ITConnections: Come Out On Top When a Challenging Environment Tests Your Service Level Agreements
IT Service ManagementThe workforce has seen a sudden and dramatic shift to remote work. This has caused employees to move out of their typical area of where Service Level Agreements (SLAs) apply, which presents new challenges to ensure service quality. With the help of SLA reporting, IT administrators can set up custom alerts before an SLA has been breached, which could prevent an outage.
We sat down with Luke O’Keefe, Customer Success Manager at Martello, Michael Vestergaard, an IT System Administrator, and Jacob Knudsen, a System Administrator from University College Copenhagen.
University College Copenhagen is one of Denmark’s main providers of teacher’s education, social education, nursing and social work. With more than 20,000 students currently enrolled, it’s imperative that they can maintain a consistent, reliable digital experience.
What are some of the new challenges you are seeing them face since this sudden shift to remote work?
Luke: At the beginning of the Covid Crisis many of our customers saw their offices empty, and their workers moved to their own homes. For IT workers this was a big challenge, it required a lot of work in the first couple of weeks of the crisis. Many teams were relying more on cloud to augment their existing on-prem solutions with increased capacity and redundancy. Now a lot of that work has been done, so IT operations teams are turning their attention more to the monitoring part, it’s now very important that their infrastructure can handle the increased traffic and that there are no major service disruptions.
Now that the world is working from home do you feel service availability and SLA reporting has become more of a focus?
Michael: Definitely, service availability. Mostly because we’re working from home it means that we have less overview of what’s happening so therefore the service availability is really critical right now.
What new factors, if any, are impacting SLA’s from 6 months ago?
Jacob: We are working from home so everything has been changed into cloud-based working, more or less. We need to be able to make sure that our network is accessible more now rather than one or two servers in our server farm.

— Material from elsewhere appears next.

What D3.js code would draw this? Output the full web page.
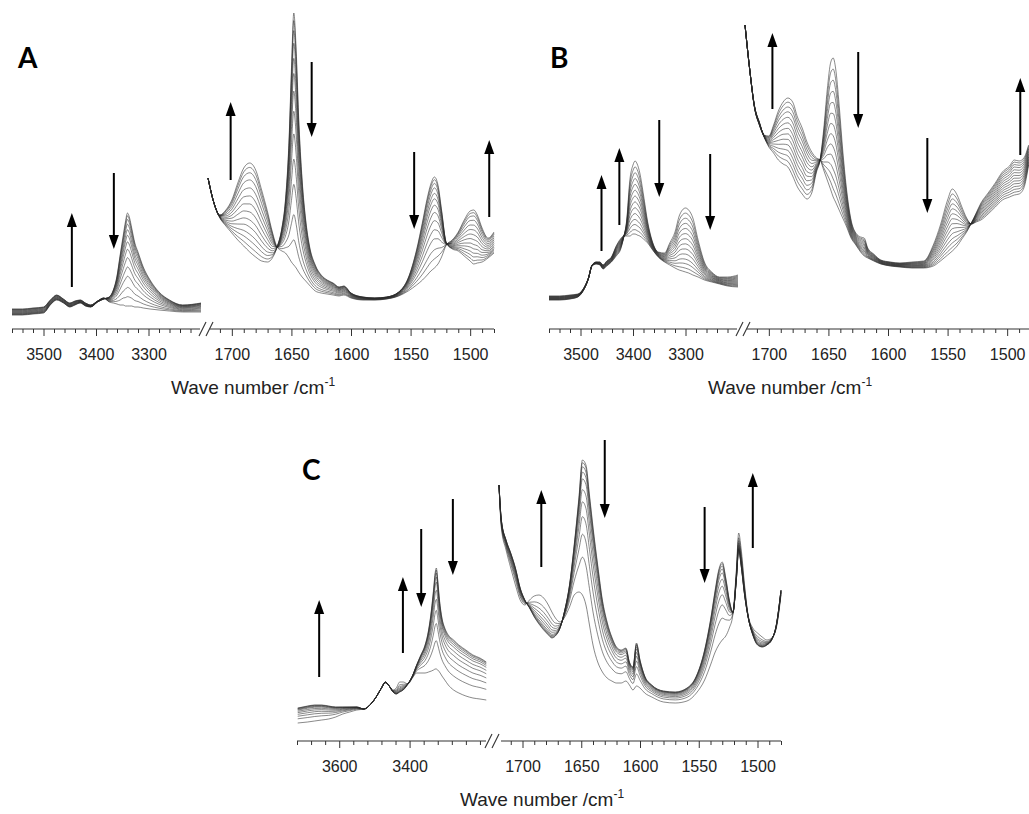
<!DOCTYPE html>
<html>
<head>
<meta charset="utf-8">
<script src="https://cdn.jsdelivr.net/npm/d3@7"></script>
<style>
  body { margin: 0; background: #fff; }
</style>
</head>
<body>
<script>
// ---- data: absorbance (arb. units) ----
// each segment keeps the first spectrum and the last spectrum of the series

// panel A, N-H stretch region
var aLeftWn    = [3560, 3540, 3520, 3500, 3487, 3475, 3462, 3450, 3440, 3430, 3420, 3410, 3397, 3385, 3375, 3367, 3360, 3354, 3348, 3344, 3340, 3336, 3332, 3326, 3320, 3310, 3297, 3280, 3260, 3235, 3200];
var aLeftFirst = [15, 15, 16, 17, 25, 30, 27, 23, 25, 27, 24, 23, 28, 31, 33, 40, 54, 75, 95, 108, 117, 112, 102, 87, 78, 63, 50, 38, 30, 25, 27];
var aLeftLast  = [21, 21, 22, 23, 30, 35, 31, 27, 29, 30, 27, 25, 29, 32, 28, 27, 26, 25, 25, 24, 24, 24, 24, 23, 23, 22, 21, 20, 19, 18, 18];
// panel A, amide region
var aRightWn    = [1720, 1715, 1710, 1705, 1700, 1695, 1690, 1685, 1680, 1675, 1670, 1666, 1662, 1658, 1655, 1652, 1650, 1648, 1646, 1644, 1641, 1638, 1635, 1630, 1625, 1620, 1615, 1610, 1606, 1600, 1590, 1580, 1570, 1560, 1552, 1545, 1540, 1536, 1533, 1530, 1527, 1524, 1520, 1515, 1510, 1505, 1500, 1497, 1494, 1490, 1485, 1480];
var aRightFirst = [152, 127, 112, 104, 97, 90, 84, 78, 73, 69, 68, 72, 83, 102, 130, 190, 260, 317, 280, 215, 150, 110, 85, 65, 55, 50, 47, 43, 44, 37, 33, 32, 33, 38, 52, 80, 108, 132, 146, 153, 145, 120, 87, 81, 79, 74, 69, 66, 67, 68, 72, 77];
var aRightLast  = [152, 127, 115, 120, 130, 147, 162, 167, 160, 140, 118, 98, 83, 79, 77, 72, 68, 65, 62, 58, 53, 49, 45, 39, 37, 36, 35, 34, 35, 32, 30, 30, 31, 34, 39, 45, 50, 55, 59, 62, 66, 73, 85, 90, 98, 110, 119, 120, 115, 102, 92, 98];
var aWeightDown = [1, 0.97, 0.93, 0.88, 0.82, 0.76, 0.69, 0.61, 0.52, 0.42, 0.32, 0.2, 0.1, 0];
var aWeightUp   = [0, 0.06, 0.13, 0.2, 0.28, 0.36, 0.45, 0.54, 0.63, 0.72, 0.81, 0.89, 0.95, 1];
// arrows: [wave number, from, to]
var aArrows = [[3446, 43, 117], [3366, 157, 81], [1701, 150, 228], [1633, 268, 193], [1547, 178, 101], [1484, 113, 190]];

// panel B
var bLeftWn    = [3560, 3540, 3520, 3505, 3495, 3485, 3478, 3470, 3463, 3457, 3450, 3441, 3432, 3424, 3418, 3412, 3406, 3400, 3396, 3392, 3387, 3380, 3372, 3364, 3352, 3340, 3330, 3320, 3312, 3306, 3300, 3294, 3286, 3276, 3264, 3250, 3235, 3220, 3200];
var bLeftFirst = [34, 34, 35, 36, 41, 52, 64, 66, 65, 61, 64, 68, 74, 80, 92, 110, 150, 165, 169, 166, 157, 135, 108, 90, 78, 77, 87, 98, 114, 120, 122, 120, 112, 90, 68, 58, 53, 53, 55];
var bLeftLast  = [30, 30, 31, 33, 39, 51, 65, 68, 68, 65, 69, 73, 84, 91, 94, 94, 94, 96, 96, 95, 94, 91, 87, 81, 73, 68, 65, 62, 60, 59, 58, 57, 55, 53, 50, 48, 46, 44, 43];
var bRightWn    = [1720, 1716, 1712, 1708, 1704, 1700, 1696, 1692, 1688, 1684, 1680, 1676, 1672, 1668, 1664, 1660, 1657, 1654, 1651, 1648, 1646, 1644, 1641, 1638, 1635, 1631, 1627, 1623, 1620, 1617, 1612, 1606, 1598, 1590, 1580, 1570, 1562, 1556, 1550, 1546, 1542, 1538, 1534, 1530, 1526, 1522, 1516, 1510, 1504, 1498, 1494, 1490, 1486, 1482];
var bRightFirst = [305, 260, 222, 205, 193, 183, 177, 170, 166, 163, 154, 143, 136, 131, 137, 158, 170, 200, 240, 268, 272, 262, 225, 180, 143, 110, 97, 93, 92, 82, 76, 70, 68, 67, 68, 69, 85, 105, 130, 141, 135, 123, 112, 106, 108, 110, 116, 123, 130, 133, 135, 136, 142, 165];
var bRightLast  = [305, 260, 224, 208, 195, 194, 205, 219, 228, 232, 228, 213, 202, 188, 178, 172, 170, 160, 150, 140, 133, 128, 120, 112, 104, 92, 85, 78, 74, 72, 69, 66, 64, 63, 62, 62, 64, 69, 75, 79, 84, 91, 98, 107, 117, 127, 137, 147, 158, 164, 170, 169, 172, 185];
var bWeightDown = [1, 0.92, 0.84, 0.76, 0.68, 0.6, 0.52, 0.44, 0.36, 0.28, 0.2, 0.13, 0.06, 0];
var bWeightUp   = [0, 0.08, 0.16, 0.24, 0.32, 0.4, 0.48, 0.56, 0.64, 0.72, 0.8, 0.87, 0.94, 1];
var bArrows = [[3460, 79, 155], [3426, 105, 182], [3350, 210, 133], [3253, 176, 100], [1697, 221, 297], [1625, 278, 202], [1567, 192, 117], [1489, 175, 252]];

// panel C
var cLeftWn    = [3718, 3690, 3670, 3650, 3630, 3610, 3590, 3570, 3550, 3530, 3510, 3495, 3480, 3469, 3458, 3447, 3438, 3428, 3418, 3405, 3392, 3380, 3368, 3356, 3346, 3338, 3332, 3327, 3324, 3320, 3315, 3308, 3300, 3290, 3275, 3260, 3240, 3220, 3200, 3182];
var cLeftFirst = [32, 34, 35, 35, 34, 33, 33, 33, 33, 31, 36, 43, 52, 58, 54, 48, 46, 48, 50, 56, 64, 75, 85, 95, 110, 130, 150, 168, 172, 160, 140, 122, 112, 105, 100, 95, 90, 85, 82, 78];
var cLeftLast  = [17, 18, 19, 20, 21, 23, 26, 28, 30, 31, 36, 43, 52, 57, 54, 50, 52, 58, 58, 56, 62, 67, 67, 67, 68, 69, 70, 71, 71, 70, 68, 64, 60, 55, 50, 47, 44, 42, 41, 40];
var cRightWn    = [1720, 1718, 1714, 1710, 1706, 1702, 1698, 1694, 1690, 1686, 1682, 1678, 1675, 1672, 1668, 1664, 1660, 1656, 1652, 1649, 1646, 1643, 1640, 1636, 1632, 1628, 1624, 1620, 1616, 1612, 1609, 1606, 1603, 1600, 1596, 1590, 1580, 1570, 1560, 1552, 1545, 1540, 1536, 1533, 1530, 1527, 1524, 1521, 1518, 1516, 1514, 1511, 1508, 1504, 1500, 1496, 1492, 1488, 1484, 1480];
var cRightFirst = [255, 220, 200, 187, 172, 152, 140, 132, 123, 116, 110, 105, 102, 104, 112, 130, 155, 195, 242, 280, 275, 245, 213, 175, 140, 118, 103, 93, 90, 92, 78, 73, 97, 80, 64, 55, 49, 48, 52, 64, 90, 120, 150, 170, 178, 162, 140, 128, 160, 190, 175, 145, 123, 105, 95, 93, 95, 100, 115, 150];
var cRightLast  = [255, 212, 190, 172, 155, 140, 135, 140, 144, 145, 142, 135, 128, 122, 118, 123, 133, 145, 148, 145, 135, 115, 95, 78, 68, 62, 59, 57, 57, 59, 55, 50, 54, 52, 47, 43, 38, 37, 39, 47, 60, 75, 88, 95, 100, 104, 112, 125, 170, 207, 192, 155, 125, 112, 107, 103, 100, 102, 112, 145];
var cWeightDown = [1, 0.98, 0.95, 0.91, 0.86, 0.78, 0.69, 0.58, 0.45, 0.28, 0];
var cWeightUp   = [0, 0.02, 0.05, 0.09, 0.14, 0.22, 0.31, 0.42, 0.55, 0.72, 1];
var cArrows = [[3657, 63, 140], [3419, 87, 163], [3367, 211, 133], [3277, 241, 165], [1684, 173, 250], [1630, 300, 222], [1545, 233, 157], [1504, 192, 267]];

// tick labels
var nhTicksAB = [3500, 3400, 3300];
var nhTicksC  = [3600, 3400];
var amideTicks = [1700, 1650, 1600, 1550, 1500];

window.onload = function(){

  var w = 1029, h = 814;

  var svg = d3.select("body")
    .append("svg")
    .attr("width", w)
    .attr("height", h)
    .attr("class", "container")
    .style("background-color", "#fff");

  // layout of the three panels (pixels)
  var panels = [
    { letter: "A", lx: 18, ly: 68, axisY: 329, yRange: [330, 0], labelX: 253, labelY: 394,
      left:  { wn: aLeftWn,  first: aLeftFirst,  last: aLeftLast,  dom: [3560, 3200], rng: [12, 201],  minor: 20, major: nhTicksAB },
      right: { wn: aRightWn, first: aRightFirst, last: aRightLast, dom: [1720, 1480], rng: [208, 494] },
      wDown: aWeightDown, wUp: aWeightUp, arrows: aArrows, breakX: 199 },
    { letter: "B", lx: 550, ly: 68, axisY: 329, yRange: [330, 0], labelX: 790, labelY: 394,
      left:  { wn: bLeftWn,  first: bLeftFirst,  last: bLeftLast,  dom: [3560, 3200], rng: [549, 738], minor: 20, major: nhTicksAB },
      right: { wn: bRightWn, first: bRightFirst, last: bRightLast, dom: [1720, 1480], rng: [745, 1031] },
      wDown: bWeightDown, wUp: bWeightUp, arrows: bArrows, breakX: 736 },
    { letter: "C", lx: 302, ly: 480, axisY: 741, yRange: [740, 410], labelX: 542, labelY: 806,
      left:  { wn: cLeftWn,  first: cLeftFirst,  last: cLeftLast,  dom: [3720, 3180], rng: [297, 487], minor: 40, major: nhTicksC },
      right: { wn: cRightWn, first: cRightFirst, last: cRightLast, dom: [1720, 1480], rng: [499, 781] },
      wDown: cWeightDown, wUp: cWeightUp, arrows: cArrows, breakX: 485 }
  ];

  panels.forEach(function(p){

    var y = d3.scaleLinear().domain([0, 330]).range(p.yRange);
    var g = svg.append("g").attr("class", "panel");

    [p.left, p.right].forEach(function(seg, si){

      var x = d3.scaleLinear().domain(seg.dom).range(seg.rng);
      seg.x = x;

      // family of spectra: shared baseline plus decreasing and increasing bands
      var curves = p.wDown.map(function(wd, i){
        var wu = p.wUp[i];
        return seg.wn.map(function(k, j){
          var base = Math.min(seg.first[j], seg.last[j]);
          return { wn: k, v: base + wd * (seg.first[j] - base) + wu * (seg.last[j] - base) };
        });
      });

      var line = d3.line()
        .x(function(d){ return x(d.wn); })
        .y(function(d){ return y(d.v); })
        .curve(d3.curveMonotoneX);

      g.selectAll("path.spec" + si)
        .data(curves)
        .enter()
        .append("path")
        .attr("class", "spec" + si)
        .attr("d", line)
        .attr("fill", "none")
        .attr("stroke", "#2a2a2a")
        .attr("stroke-opacity", 0.62)
        .attr("stroke-width", 0.9);

      // ticks
      var minorVals, majorVals, step;
      if (si === 0) {
        step = seg.minor;
        majorVals = seg.major;
        minorVals = d3.range(seg.dom[0], seg.dom[1] + 10, -step).filter(function(t){ return majorVals.indexOf(t) < 0; });
      } else {
        majorVals = amideTicks;
        minorVals = d3.range(1710, 1479, -10).filter(function(t){ return majorVals.indexOf(t) < 0; });
      }

      var ax = g.append("g").attr("transform", "translate(0," + p.axisY + ")");
      ax.append("g")
        .call(d3.axisBottom(x).tickValues(minorVals).tickSize(4).tickSizeOuter(0).tickFormat(""))
        .call(function(s){ s.select(".domain").remove(); });
      ax.append("g")
        .call(d3.axisBottom(x).tickValues(majorVals).tickSize(7).tickSizeOuter(0).tickPadding(13).tickFormat(d3.format("d")))
        .call(function(s){ s.select(".domain").remove(); });

      ax.selectAll("line").attr("stroke", "#333").attr("stroke-width", 1);
      ax.selectAll("text")
        .attr("fill", "#222")
        .style("font-family", "'Liberation Sans', Arial, sans-serif")
        .style("font-size", "16px");

      // axis line of the segment
      var r = seg.rng;
      ax.append("line")
        .attr("x1", si === 0 ? r[0] : r[0] + 2)
        .attr("x2", si === 0 ? r[1] - 1 : Math.min(r[1], w))
        .attr("y1", 0).attr("y2", 0)
        .attr("stroke", "#333").attr("stroke-width", 1.2);
    });

    // axis break marks
    var bx = p.breakX;
    [0, 7].forEach(function(dx){
      g.append("line")
        .attr("x1", bx + dx).attr("y1", p.axisY + 7)
        .attr("x2", bx + dx + 7).attr("y2", p.axisY - 7)
        .attr("stroke", "#333").attr("stroke-width", 1.1);
    });

    // arrows
    p.arrows.forEach(function(a){
      var x = a[0] > 2500 ? p.left.x : p.right.x;
      var ax0 = x(a[0]), y0 = y(a[1]), y1 = y(a[2]);
      var dir = y1 < y0 ? -1 : 1;
      var head = 14;
      g.append("line")
        .attr("x1", ax0).attr("x2", ax0)
        .attr("y1", y0).attr("y2", y1 - dir * head + dir * 1)
        .attr("stroke", "#000").attr("stroke-width", 2);
      g.append("path")
        .attr("d", "M" + (ax0 - 5) + "," + (y1 - dir * head) + "L" + (ax0 + 5) + "," + (y1 - dir * head) + "L" + ax0 + "," + y1 + "Z")
        .attr("fill", "#000");
    });

    // panel letter
    g.append("text")
      .attr("x", p.lx).attr("y", p.ly)
      .text(p.letter)
      .style("font-family", "Lato, 'Open Sans', sans-serif")
      .style("font-weight", "bold")
      .style("font-size", "28px")
      .attr("fill", "#000");

    // axis title
    var t = g.append("text")
      .attr("x", p.labelX).attr("y", p.labelY)
      .attr("text-anchor", "middle")
      .style("font-family", "'Liberation Sans', Arial, sans-serif")
      .style("font-size", "19px")
      .attr("fill", "#222");
    t.append("tspan").text("Wave number /cm");
    t.append("tspan").attr("dy", -8).style("font-size", "12px").text("-1");
  });

};
</script>
</body>
</html>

If an SLA is breached has been claimed by a customer, what tools would you use to verify that the SLA was or was not breached? In other words, how would you use SLA’s to verify it in the future?
Michael: What we had in the past was multiple systems and we didn’t have a good overview. Since we now have iQ, we have a lot of our monitoring systems reporting into one place and thereby we quickly have a view and we can see in the log file that everything is running fine which means it could be something on the end user’s side instead of being on the corporate network.
Could you identify which types of metrics should be monitored in an SLA?
Jacob: Mostly what we are looking at is the end user application when we are looking at our SLAs. Your service level monitoring and response time is what we really need to look at because people are impatient- if your Google browser isn’t responding right away people will skip it and use something else.
Could you share what does an acceptable level of uptime look like today?
Michael: That depends on what kind of view your having, from the IT department or you’re looking from the user end. From the user end we’re talking 100%, from the IT Department “four nines” 99.99%, if possible. We would like to be 100%, but you can never be 100%, it’s near impossible to be because sometimes you have external parties coming in and turn off the power because they need to do some maintenance and then it hits your SLAs.
In which ways will SLA reporting help you to scale and futureproof your company’s network?
Michael: Using SLA we can actually go to management and say, you want to have 99.99 however, we can’t deliver because we have people turning off the power without informing us. With this SLA, we suddenly have an opportunity to be able to actually put pressure on other management teams to say, “you need to inform IT when you do this work, otherwise we can’t keep up the SLA.” Suddenly you as an IT department actually have a number you can show management saying, you spend this amount of money, you get 4 or 5% more uptime.